SET EXERCISE:
No images are to be carried over; print all other material exactly as it stands.

>> Begin

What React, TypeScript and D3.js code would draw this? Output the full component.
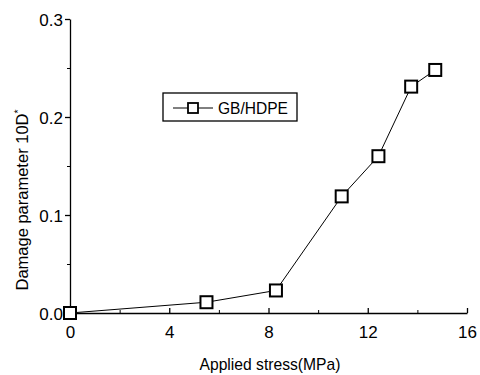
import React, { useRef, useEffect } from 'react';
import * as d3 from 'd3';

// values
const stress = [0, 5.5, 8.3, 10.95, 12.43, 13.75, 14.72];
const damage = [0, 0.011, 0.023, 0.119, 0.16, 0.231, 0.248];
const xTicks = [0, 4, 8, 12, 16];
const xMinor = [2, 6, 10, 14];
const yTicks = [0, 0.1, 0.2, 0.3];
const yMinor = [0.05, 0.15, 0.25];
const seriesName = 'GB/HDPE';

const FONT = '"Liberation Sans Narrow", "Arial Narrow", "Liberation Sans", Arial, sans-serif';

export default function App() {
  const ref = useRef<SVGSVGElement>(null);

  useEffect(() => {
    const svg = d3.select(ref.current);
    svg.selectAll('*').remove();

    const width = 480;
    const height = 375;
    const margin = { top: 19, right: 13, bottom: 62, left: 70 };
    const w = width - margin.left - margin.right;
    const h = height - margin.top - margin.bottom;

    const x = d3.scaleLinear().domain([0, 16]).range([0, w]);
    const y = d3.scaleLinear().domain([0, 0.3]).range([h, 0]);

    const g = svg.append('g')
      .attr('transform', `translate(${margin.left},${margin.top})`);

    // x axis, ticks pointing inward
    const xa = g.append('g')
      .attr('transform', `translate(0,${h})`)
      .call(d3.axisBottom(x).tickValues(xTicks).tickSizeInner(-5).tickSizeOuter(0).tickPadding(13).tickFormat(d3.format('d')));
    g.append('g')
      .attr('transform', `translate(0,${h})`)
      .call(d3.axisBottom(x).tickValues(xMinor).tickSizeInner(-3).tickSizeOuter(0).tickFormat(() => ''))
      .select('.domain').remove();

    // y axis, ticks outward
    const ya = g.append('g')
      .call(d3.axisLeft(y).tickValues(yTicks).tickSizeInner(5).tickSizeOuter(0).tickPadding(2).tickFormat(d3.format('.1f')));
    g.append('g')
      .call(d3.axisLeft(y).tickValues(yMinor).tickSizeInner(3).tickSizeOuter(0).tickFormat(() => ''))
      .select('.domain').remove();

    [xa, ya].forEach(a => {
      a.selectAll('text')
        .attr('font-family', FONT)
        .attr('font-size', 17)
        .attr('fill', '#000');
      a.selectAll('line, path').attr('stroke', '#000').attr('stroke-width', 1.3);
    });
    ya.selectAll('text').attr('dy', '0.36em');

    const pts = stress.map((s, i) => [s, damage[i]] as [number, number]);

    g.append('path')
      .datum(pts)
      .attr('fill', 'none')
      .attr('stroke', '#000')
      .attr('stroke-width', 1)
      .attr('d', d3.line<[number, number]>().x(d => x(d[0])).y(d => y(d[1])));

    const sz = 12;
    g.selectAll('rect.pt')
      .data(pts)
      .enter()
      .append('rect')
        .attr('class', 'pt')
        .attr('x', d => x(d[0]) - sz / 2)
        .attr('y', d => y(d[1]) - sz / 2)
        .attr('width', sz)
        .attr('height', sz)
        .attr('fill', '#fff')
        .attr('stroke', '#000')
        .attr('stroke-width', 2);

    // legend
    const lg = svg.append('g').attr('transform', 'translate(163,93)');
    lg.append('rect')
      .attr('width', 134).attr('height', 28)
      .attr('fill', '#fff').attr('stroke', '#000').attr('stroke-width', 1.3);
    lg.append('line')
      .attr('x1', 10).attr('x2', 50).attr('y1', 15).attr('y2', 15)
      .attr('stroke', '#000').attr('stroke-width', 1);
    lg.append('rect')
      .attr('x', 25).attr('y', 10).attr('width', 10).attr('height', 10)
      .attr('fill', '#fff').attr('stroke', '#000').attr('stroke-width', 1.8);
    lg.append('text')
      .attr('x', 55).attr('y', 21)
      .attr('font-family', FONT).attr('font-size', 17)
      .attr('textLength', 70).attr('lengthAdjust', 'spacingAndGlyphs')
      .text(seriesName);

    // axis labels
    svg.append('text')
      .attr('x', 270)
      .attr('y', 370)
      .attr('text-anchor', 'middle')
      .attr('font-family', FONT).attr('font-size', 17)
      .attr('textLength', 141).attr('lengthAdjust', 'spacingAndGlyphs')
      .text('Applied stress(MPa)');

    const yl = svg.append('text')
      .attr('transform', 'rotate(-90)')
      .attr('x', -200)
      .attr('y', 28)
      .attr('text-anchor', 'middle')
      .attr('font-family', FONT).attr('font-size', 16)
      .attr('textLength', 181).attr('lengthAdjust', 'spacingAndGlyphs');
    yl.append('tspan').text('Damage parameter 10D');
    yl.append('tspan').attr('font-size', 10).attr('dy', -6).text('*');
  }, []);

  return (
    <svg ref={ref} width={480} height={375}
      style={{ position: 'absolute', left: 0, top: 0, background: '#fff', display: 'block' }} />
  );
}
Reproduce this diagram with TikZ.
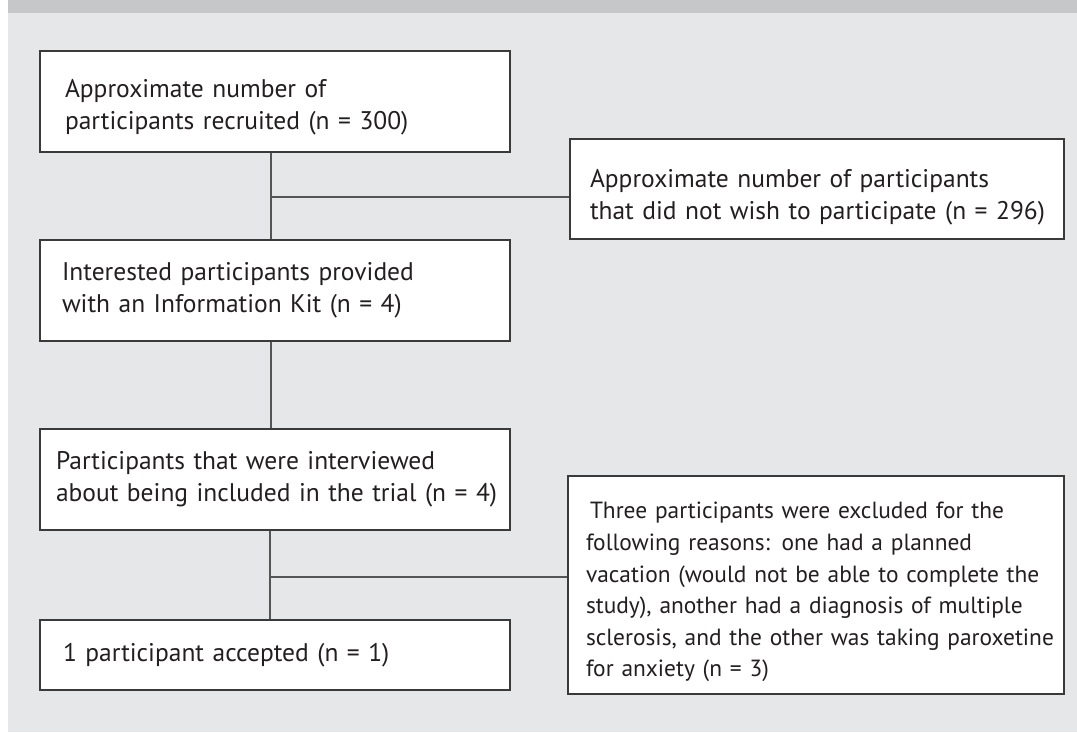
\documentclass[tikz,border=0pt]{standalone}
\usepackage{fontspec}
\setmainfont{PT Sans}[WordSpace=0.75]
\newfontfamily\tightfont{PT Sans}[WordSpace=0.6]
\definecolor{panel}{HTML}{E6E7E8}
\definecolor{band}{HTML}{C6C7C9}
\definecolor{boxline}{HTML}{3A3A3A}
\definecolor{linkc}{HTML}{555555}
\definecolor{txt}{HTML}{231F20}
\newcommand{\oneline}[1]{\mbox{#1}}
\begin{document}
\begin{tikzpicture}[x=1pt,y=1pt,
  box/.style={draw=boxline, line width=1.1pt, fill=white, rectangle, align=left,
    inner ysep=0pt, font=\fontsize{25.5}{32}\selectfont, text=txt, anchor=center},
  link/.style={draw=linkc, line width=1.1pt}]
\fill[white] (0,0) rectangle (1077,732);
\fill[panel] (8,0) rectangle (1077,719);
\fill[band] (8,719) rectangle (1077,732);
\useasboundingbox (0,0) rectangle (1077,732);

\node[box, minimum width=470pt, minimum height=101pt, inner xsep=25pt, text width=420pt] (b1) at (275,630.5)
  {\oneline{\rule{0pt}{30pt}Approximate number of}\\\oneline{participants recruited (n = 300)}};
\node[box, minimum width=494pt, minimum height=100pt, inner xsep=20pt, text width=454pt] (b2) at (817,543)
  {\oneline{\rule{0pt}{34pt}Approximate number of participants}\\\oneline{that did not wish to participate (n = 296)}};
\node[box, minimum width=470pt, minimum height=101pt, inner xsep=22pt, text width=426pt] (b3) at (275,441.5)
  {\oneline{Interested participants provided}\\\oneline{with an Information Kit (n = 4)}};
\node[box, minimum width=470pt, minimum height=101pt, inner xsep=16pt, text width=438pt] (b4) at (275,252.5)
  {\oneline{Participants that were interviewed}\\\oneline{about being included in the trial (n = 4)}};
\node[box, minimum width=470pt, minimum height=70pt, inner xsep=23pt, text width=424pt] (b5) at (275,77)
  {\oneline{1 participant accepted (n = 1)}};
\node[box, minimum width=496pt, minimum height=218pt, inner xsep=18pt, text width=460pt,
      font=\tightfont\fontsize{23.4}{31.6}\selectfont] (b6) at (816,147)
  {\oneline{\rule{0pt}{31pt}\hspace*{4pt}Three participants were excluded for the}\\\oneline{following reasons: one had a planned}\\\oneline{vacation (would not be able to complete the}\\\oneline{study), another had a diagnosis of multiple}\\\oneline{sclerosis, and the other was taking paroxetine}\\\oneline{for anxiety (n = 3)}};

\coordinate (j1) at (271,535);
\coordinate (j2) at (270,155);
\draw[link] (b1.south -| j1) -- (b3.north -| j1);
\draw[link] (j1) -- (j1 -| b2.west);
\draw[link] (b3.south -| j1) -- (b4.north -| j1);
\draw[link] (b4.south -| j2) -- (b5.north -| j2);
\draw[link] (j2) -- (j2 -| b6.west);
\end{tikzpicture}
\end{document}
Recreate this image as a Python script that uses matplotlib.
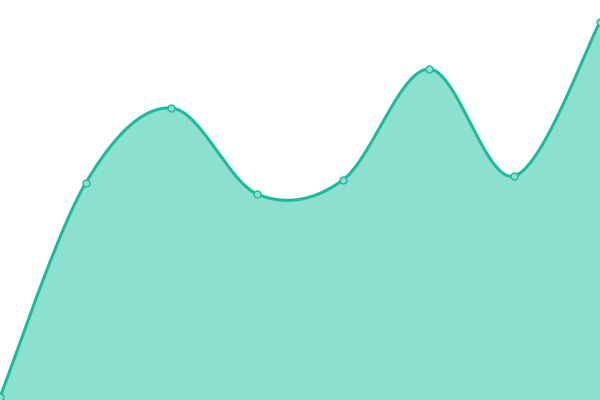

>> End

SOLVED EXERCISE:
What React, TypeScript and D3.js code would draw this? Output the full component.
import React, { useRef, useEffect } from 'react';
import * as d3 from 'd3';

// values
const stress = [0, 5.5, 8.3, 10.95, 12.43, 13.75, 14.72];
const damage = [0, 0.011, 0.023, 0.119, 0.16, 0.231, 0.248];
const xTicks = [0, 4, 8, 12, 16];
const xMinor = [2, 6, 10, 14];
const yTicks = [0, 0.1, 0.2, 0.3];
const yMinor = [0.05, 0.15, 0.25];
const seriesName = 'GB/HDPE';

const FONT = '"Liberation Sans Narrow", "Arial Narrow", "Liberation Sans", Arial, sans-serif';

export default function App() {
  const ref = useRef<SVGSVGElement>(null);

  useEffect(() => {
    const svg = d3.select(ref.current);
    svg.selectAll('*').remove();

    const width = 480;
    const height = 375;
    const margin = { top: 19, right: 13, bottom: 62, left: 70 };
    const w = width - margin.left - margin.right;
    const h = height - margin.top - margin.bottom;

    const x = d3.scaleLinear().domain([0, 16]).range([0, w]);
    const y = d3.scaleLinear().domain([0, 0.3]).range([h, 0]);

    const g = svg.append('g')
      .attr('transform', `translate(${margin.left},${margin.top})`);

    // x axis, ticks pointing inward
    const xa = g.append('g')
      .attr('transform', `translate(0,${h})`)
      .call(d3.axisBottom(x).tickValues(xTicks).tickSizeInner(-5).tickSizeOuter(0).tickPadding(13).tickFormat(d3.format('d')));
    g.append('g')
      .attr('transform', `translate(0,${h})`)
      .call(d3.axisBottom(x).tickValues(xMinor).tickSizeInner(-3).tickSizeOuter(0).tickFormat(() => ''))
      .select('.domain').remove();

    // y axis, ticks outward
    const ya = g.append('g')
      .call(d3.axisLeft(y).tickValues(yTicks).tickSizeInner(5).tickSizeOuter(0).tickPadding(2).tickFormat(d3.format('.1f')));
    g.append('g')
      .call(d3.axisLeft(y).tickValues(yMinor).tickSizeInner(3).tickSizeOuter(0).tickFormat(() => ''))
      .select('.domain').remove();

    [xa, ya].forEach(a => {
      a.selectAll('text')
        .attr('font-family', FONT)
        .attr('font-size', 17)
        .attr('fill', '#000');
      a.selectAll('line, path').attr('stroke', '#000').attr('stroke-width', 1.3);
    });
    ya.selectAll('text').attr('dy', '0.36em');

    const pts = stress.map((s, i) => [s, damage[i]] as [number, number]);

    g.append('path')
      .datum(pts)
      .attr('fill', 'none')
      .attr('stroke', '#000')
      .attr('stroke-width', 1)
      .attr('d', d3.line<[number, number]>().x(d => x(d[0])).y(d => y(d[1])));

    const sz = 12;
    g.selectAll('rect.pt')
      .data(pts)
      .enter()
      .append('rect')
        .attr('class', 'pt')
        .attr('x', d => x(d[0]) - sz / 2)
        .attr('y', d => y(d[1]) - sz / 2)
        .attr('width', sz)
        .attr('height', sz)
        .attr('fill', '#fff')
        .attr('stroke', '#000')
        .attr('stroke-width', 2);

    // legend
    const lg = svg.append('g').attr('transform', 'translate(163,93)');
    lg.append('rect')
      .attr('width', 134).attr('height', 28)
      .attr('fill', '#fff').attr('stroke', '#000').attr('stroke-width', 1.3);
    lg.append('line')
      .attr('x1', 10).attr('x2', 50).attr('y1', 15).attr('y2', 15)
      .attr('stroke', '#000').attr('stroke-width', 1);
    lg.append('rect')
      .attr('x', 25).attr('y', 10).attr('width', 10).attr('height', 10)
      .attr('fill', '#fff').attr('stroke', '#000').attr('stroke-width', 1.8);
    lg.append('text')
      .attr('x', 55).attr('y', 21)
      .attr('font-family', FONT).attr('font-size', 17)
      .attr('textLength', 70).attr('lengthAdjust', 'spacingAndGlyphs')
      .text(seriesName);

    // axis labels
    svg.append('text')
      .attr('x', 270)
      .attr('y', 370)
      .attr('text-anchor', 'middle')
      .attr('font-family', FONT).attr('font-size', 17)
      .attr('textLength', 141).attr('lengthAdjust', 'spacingAndGlyphs')
      .text('Applied stress(MPa)');

    const yl = svg.append('text')
      .attr('transform', 'rotate(-90)')
      .attr('x', -200)
      .attr('y', 28)
      .attr('text-anchor', 'middle')
      .attr('font-family', FONT).attr('font-size', 16)
      .attr('textLength', 181).attr('lengthAdjust', 'spacingAndGlyphs');
    yl.append('tspan').text('Damage parameter 10D');
    yl.append('tspan').attr('font-size', 10).attr('dy', -6).text('*');
  }, []);

  return (
    <svg ref={ref} width={480} height={375}
      style={{ position: 'absolute', left: 0, top: 0, background: '#fff', display: 'block' }} />
  );
}
Reproduce this diagram with TikZ.
\documentclass[tikz,border=0pt]{standalone}
\usepackage{fontspec}
\setmainfont{PT Sans}[WordSpace=0.75]
\newfontfamily\tightfont{PT Sans}[WordSpace=0.6]
\definecolor{panel}{HTML}{E6E7E8}
\definecolor{band}{HTML}{C6C7C9}
\definecolor{boxline}{HTML}{3A3A3A}
\definecolor{linkc}{HTML}{555555}
\definecolor{txt}{HTML}{231F20}
\newcommand{\oneline}[1]{\mbox{#1}}
\begin{document}
\begin{tikzpicture}[x=1pt,y=1pt,
  box/.style={draw=boxline, line width=1.1pt, fill=white, rectangle, align=left,
    inner ysep=0pt, font=\fontsize{25.5}{32}\selectfont, text=txt, anchor=center},
  link/.style={draw=linkc, line width=1.1pt}]
\fill[white] (0,0) rectangle (1077,732);
\fill[panel] (8,0) rectangle (1077,719);
\fill[band] (8,719) rectangle (1077,732);
\useasboundingbox (0,0) rectangle (1077,732);

\node[box, minimum width=470pt, minimum height=101pt, inner xsep=25pt, text width=420pt] (b1) at (275,630.5)
  {\oneline{\rule{0pt}{30pt}Approximate number of}\\\oneline{participants recruited (n = 300)}};
\node[box, minimum width=494pt, minimum height=100pt, inner xsep=20pt, text width=454pt] (b2) at (817,543)
  {\oneline{\rule{0pt}{34pt}Approximate number of participants}\\\oneline{that did not wish to participate (n = 296)}};
\node[box, minimum width=470pt, minimum height=101pt, inner xsep=22pt, text width=426pt] (b3) at (275,441.5)
  {\oneline{Interested participants provided}\\\oneline{with an Information Kit (n = 4)}};
\node[box, minimum width=470pt, minimum height=101pt, inner xsep=16pt, text width=438pt] (b4) at (275,252.5)
  {\oneline{Participants that were interviewed}\\\oneline{about being included in the trial (n = 4)}};
\node[box, minimum width=470pt, minimum height=70pt, inner xsep=23pt, text width=424pt] (b5) at (275,77)
  {\oneline{1 participant accepted (n = 1)}};
\node[box, minimum width=496pt, minimum height=218pt, inner xsep=18pt, text width=460pt,
      font=\tightfont\fontsize{23.4}{31.6}\selectfont] (b6) at (816,147)
  {\oneline{\rule{0pt}{31pt}\hspace*{4pt}Three participants were excluded for the}\\\oneline{following reasons: one had a planned}\\\oneline{vacation (would not be able to complete the}\\\oneline{study), another had a diagnosis of multiple}\\\oneline{sclerosis, and the other was taking paroxetine}\\\oneline{for anxiety (n = 3)}};

\coordinate (j1) at (271,535);
\coordinate (j2) at (270,155);
\draw[link] (b1.south -| j1) -- (b3.north -| j1);
\draw[link] (j1) -- (j1 -| b2.west);
\draw[link] (b3.south -| j1) -- (b4.north -| j1);
\draw[link] (b4.south -| j2) -- (b5.north -| j2);
\draw[link] (j2) -- (j2 -| b6.west);
\end{tikzpicture}
\end{document}
Recreate this image as a Python script that uses matplotlib.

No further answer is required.